-- Exercise instructions --
Only the lines from the top of the listing below to the line that has "y_minor_E = [v" should be echoed, with both ends kept and pictures left out.
== == ==
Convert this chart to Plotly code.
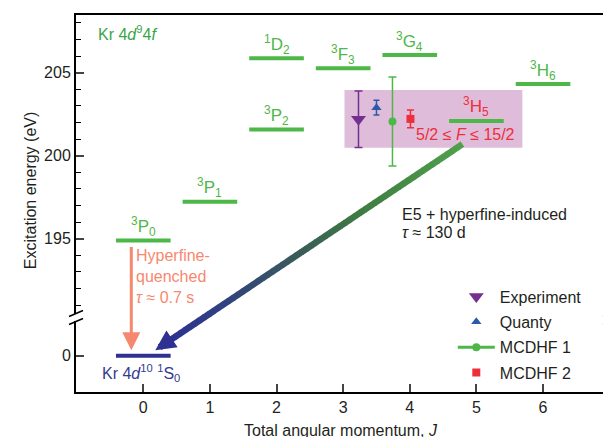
import plotly.graph_objects as go

# Kr 4d^9 4f fine-structure levels: term label, total angular momentum J, energy (eV)
level_names = ["<sup>3</sup>P<sub>0</sub>", "<sup>3</sup>P<sub>1</sub>", "<sup>3</sup>P<sub>2</sub>",
               "<sup>1</sup>D<sub>2</sub>", "<sup>3</sup>F<sub>3</sub>", "<sup>3</sup>G<sub>4</sub>",
               "<sup>3</sup>H<sub>5</sub>", "<sup>3</sup>H<sub>6</sub>"]
level_J = [0, 1, 2, 2, 3, 4, 5, 6]
level_E = [194.9, 197.23, 201.59, 205.87, 205.27, 206.07, 202.1, 204.32]

# Kr 4d^10 1S0 ground state
ground_J = 0
ground_E = 0.0

# 3H5 excitation energy from the different determinations
method_names = ["Experiment", "Quanty", "MCDHF 1", "MCDHF 2"]
method_x = [3.23, 3.5, 3.74, 4.01]
method_E = [202.2, 202.9, 202.07, 202.22]
method_err = [1.7, 0.45, 2.68, 0.53]

# shaded window covering the 3H5 hyperfine manifold
window_J = [3.02, 5.69]
window_E = [200.48, 203.96]

# axis ticks
x_ticks = [0, 1, 2, 3, 4, 5, 6]
y_tick_E = [0, 195, 200, 205]
y_tick_text = ["0", "195", "200", "205"]
y_minor_E = [v for v in range(191, 209) if v % 5 != 0]

# the energy axis is broken: the low-energy panel is drawn shifted up
BREAK_AT = 190.26
LOWER_SHIFT = 187.95


def ypos(e):
    return e + LOWER_SHIFT if e < BREAK_AT - 1 else e


GREEN = "#4db748"
NAVY = "#2e3192"
SALMON = "#f6886f"
RED = "#ec2f3a"
PURPLE = "#74308f"
BLUE = "#2a5aa8"
INK = "#231f20"
FONT = "Liberation Sans, Arial, sans-serif"

fig = go.Figure()

# shaded 3H5 window
fig.add_shape(type="rect", xref="x", yref="y",
              x0=window_J[0], x1=window_J[1], y0=window_E[0], y1=window_E[1],
              fillcolor="#dfbcd9", line_width=0, layer="below")

# excited levels
lx, ly = [], []
for j, e in zip(level_J, level_E):
    lx += [j - 0.41, j + 0.41, None]
    ly += [e, e, None]
fig.add_trace(go.Scatter(x=lx, y=ly, mode="lines", line=dict(color=GREEN, width=4),
                         showlegend=False, hoverinfo="skip"))

# ground level
fig.add_trace(go.Scatter(x=[ground_J - 0.41, ground_J + 0.41], y=[ypos(ground_E)] * 2, mode="lines",
                         line=dict(color=NAVY, width=4), showlegend=False, hoverinfo="skip"))

# level labels
for name, j, e in zip(level_names, level_J, level_E):
    col = RED if "H<sub>5" in name else GREEN
    fig.add_annotation(x=j, y=e, text=name, showarrow=False, yshift=14,
                       xanchor="center", yanchor="middle", font=dict(size=17, color=col, family=FONT))

# measurement / theory points
styles = [
    dict(symbol="triangle-down", size=13, color=PURPLE, cap=4),
    dict(symbol="triangle-up", size=9, color=BLUE, cap=3),
    dict(symbol="circle", size=8, color=GREEN, cap=4),
    dict(symbol="square", size=8, color=RED, cap=3.5),
]
for name, x, e, err, st in zip(method_names, method_x, method_E, method_err, styles):
    fig.add_trace(go.Scatter(
        x=[x], y=[e], name=name, legendgroup=name,
        mode="lines+markers" if name == "MCDHF 1" else "markers",
        marker=dict(symbol=st["symbol"], size=st["size"], color=st["color"]),
        line=dict(color=st["color"], width=3),
        error_y=dict(type="data", array=[err], color=st["color"], thickness=1.5, width=st["cap"]),
    ))

# E5 + hyperfine-induced decay: gradient arrow from 3H5 down to the ground state
tail = (4.79, 200.7)
tip = (0.18, ypos(ground_E + 0.34))
stops = [(0.0, (80, 160, 75)), (0.35, (62, 122, 66)), (0.55, (58, 92, 88)),
         (0.8, (48, 66, 126)), (1.0, (44, 50, 146))]


def grad(t):
    for (t0, c0), (t1, c1) in zip(stops[:-1], stops[1:]):
        if t <= t1:
            u = (t - t0) / (t1 - t0)
            return "rgb(%d,%d,%d)" % tuple(round(a + (b - a) * u) for a, b in zip(c0, c1))
    return "rgb(%d,%d,%d)" % stops[-1][1]


n_seg = 60
head_frac = 0.95
for i in range(n_seg):
    t0 = head_frac * i / n_seg
    t1 = head_frac * (i + 1) / n_seg
    fig.add_shape(type="line", xref="x", yref="y",
                  x0=tail[0] + (tip[0] - tail[0]) * t0, y0=tail[1] + (tip[1] - tail[1]) * t0,
                  x1=tail[0] + (tip[0] - tail[0]) * (t1 + 0.002), y1=tail[1] + (tip[1] - tail[1]) * (t1 + 0.002),
                  line=dict(color=grad(t0 / head_frac), width=6.5))
hb = (tail[0] + (tip[0] - tail[0]) * head_frac, tail[1] + (tip[1] - tail[1]) * head_frac)
fig.add_annotation(x=tip[0], y=tip[1], ax=hb[0], ay=hb[1], axref="x", ayref="y", xref="x", yref="y",
                   text="", showarrow=True, arrowhead=2, arrowsize=0.62, arrowwidth=6.5, arrowcolor=NAVY)

# hyperfine-quenched decay of 3P0
fig.add_annotation(x=-0.18, y=ypos(ground_E + 0.34), ax=-0.18, ay=194.6, axref="x", ayref="y",
                   xref="x", yref="y", text="", showarrow=True, arrowhead=2, arrowsize=1.2,
                   arrowwidth=3, arrowcolor=SALMON)

# text labels
fig.add_annotation(x=-0.71, y=207.39, text="Kr 4<i>d</i><sup>9</sup>4<i>f</i>", showarrow=False,
                   xanchor="left", font=dict(size=16, color="#3ba449", family=FONT))
fig.add_annotation(x=4.83, y=201.3, text="5/2 ≤ <i>F</i> ≤ 15/2", showarrow=False,
                   xanchor="center", font=dict(size=16, color=RED, family=FONT))
fig.add_annotation(x=-0.14, y=194.6, text="Hyperfine-<br>quenched<br><i>τ</i> ≈ 0.7 s", showarrow=False,
                   xanchor="left", yanchor="top", align="left", font=dict(size=16, color=SALMON, family=FONT))
fig.add_annotation(x=3.85, y=196.46, text="E5 + hyperfine-induced", showarrow=False,
                   xanchor="left", font=dict(size=16, color=INK, family=FONT))
fig.add_annotation(x=3.85, y=195.4, text="<i>τ</i> ≈ 130 d", showarrow=False,
                   xanchor="left", font=dict(size=16, color=INK, family=FONT))
fig.add_annotation(x=-0.04, y=ypos(ground_E - 1.05), text="Kr 4<i>d</i><sup>10</sup> <sup>1</sup>S<sub>0</sub>",
                   showarrow=False, xanchor="center", font=dict(size=16, color="#343b8e", family=FONT))

# axis titles
fig.add_annotation(xref="paper", yref="y", x=0, y=197.9, xshift=-56, text="Excitation energy (eV)",
                   textangle=-90, showarrow=False, font=dict(size=16, color=INK, family=FONT))
fig.add_annotation(xref="paper", yref="paper", x=0.5, y=0, xshift=1, yshift=-38, yanchor="middle",
                   text="Total angular momentum, <i>J</i>", showarrow=False,
                   font=dict(size=16, color=INK, family=FONT))

# axis break marks (left axis, and the right axis just at the edge)
for sx, dx in [(0, 0), (1, 7)]:
    fig.add_shape(type="rect", xref="paper", yref="y", xsizemode="pixel", ysizemode="pixel",
                  xanchor=sx, yanchor=BREAK_AT, x0=-2 + dx, x1=2 + dx, y0=-3.5, y1=3.5,
                  fillcolor="white", line_width=0, layer="above")
    for dy in [-4, 4]:
        fig.add_shape(type="line", xref="paper", yref="y", xsizemode="pixel", ysizemode="pixel",
                      xanchor=sx, yanchor=BREAK_AT, x0=-7 + dx, x1=7 + dx, y0=dy - 3, y1=dy + 3,
                      line=dict(color="black", width=1.5), layer="above")

fig.update_layout(
    width=603, height=437,
    margin=dict(l=76, r=0, t=15, b=45),
    paper_bgcolor="white", plot_bgcolor="white",
    font=dict(family=FONT, size=16, color=INK),
    showlegend=True,
    legend=dict(x=0.715, y=0.298, xanchor="left", yanchor="top", bgcolor="rgba(0,0,0,0)",
                font=dict(size=16, family=FONT), tracegroupgap=1.5, itemwidth=37),
    xaxis=dict(range=[-1.01, 6.9], tickvals=x_ticks, ticks="inside", ticklen=8, tickwidth=1.5,
               showline=True, linewidth=2, linecolor="black", mirror=True, showgrid=False,
               zeroline=False, tickfont=dict(size=16)),
    yaxis=dict(range=[185.77, 208.48], tickvals=[ypos(e) for e in y_tick_E], ticktext=y_tick_text,
               ticks="inside", ticklen=8, tickwidth=1.5, showline=True, linewidth=2, linecolor="black",
               showgrid=False, zeroline=False, tickfont=dict(size=16),
               minor=dict(tickvals=y_minor_E, ticks="inside", ticklen=5, tickwidth=1.2, tickcolor="black",
                          showgrid=False)),
)

fig.write_html("out.html")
== == ==
-- Exercise response --
Convert this chart to Plotly code.
import plotly.graph_objects as go

# Kr 4d^9 4f fine-structure levels: term label, total angular momentum J, energy (eV)
level_names = ["<sup>3</sup>P<sub>0</sub>", "<sup>3</sup>P<sub>1</sub>", "<sup>3</sup>P<sub>2</sub>",
               "<sup>1</sup>D<sub>2</sub>", "<sup>3</sup>F<sub>3</sub>", "<sup>3</sup>G<sub>4</sub>",
               "<sup>3</sup>H<sub>5</sub>", "<sup>3</sup>H<sub>6</sub>"]
level_J = [0, 1, 2, 2, 3, 4, 5, 6]
level_E = [194.9, 197.23, 201.59, 205.87, 205.27, 206.07, 202.1, 204.32]

# Kr 4d^10 1S0 ground state
ground_J = 0
ground_E = 0.0

# 3H5 excitation energy from the different determinations
method_names = ["Experiment", "Quanty", "MCDHF 1", "MCDHF 2"]
method_x = [3.23, 3.5, 3.74, 4.01]
method_E = [202.2, 202.9, 202.07, 202.22]
method_err = [1.7, 0.45, 2.68, 0.53]

# shaded window covering the 3H5 hyperfine manifold
window_J = [3.02, 5.69]
window_E = [200.48, 203.96]

# axis ticks
x_ticks = [0, 1, 2, 3, 4, 5, 6]
y_tick_E = [0, 195, 200, 205]
y_tick_text = ["0", "195", "200", "205"]
y_minor_E = [v for v in range(191, 209) if v % 5 != 0]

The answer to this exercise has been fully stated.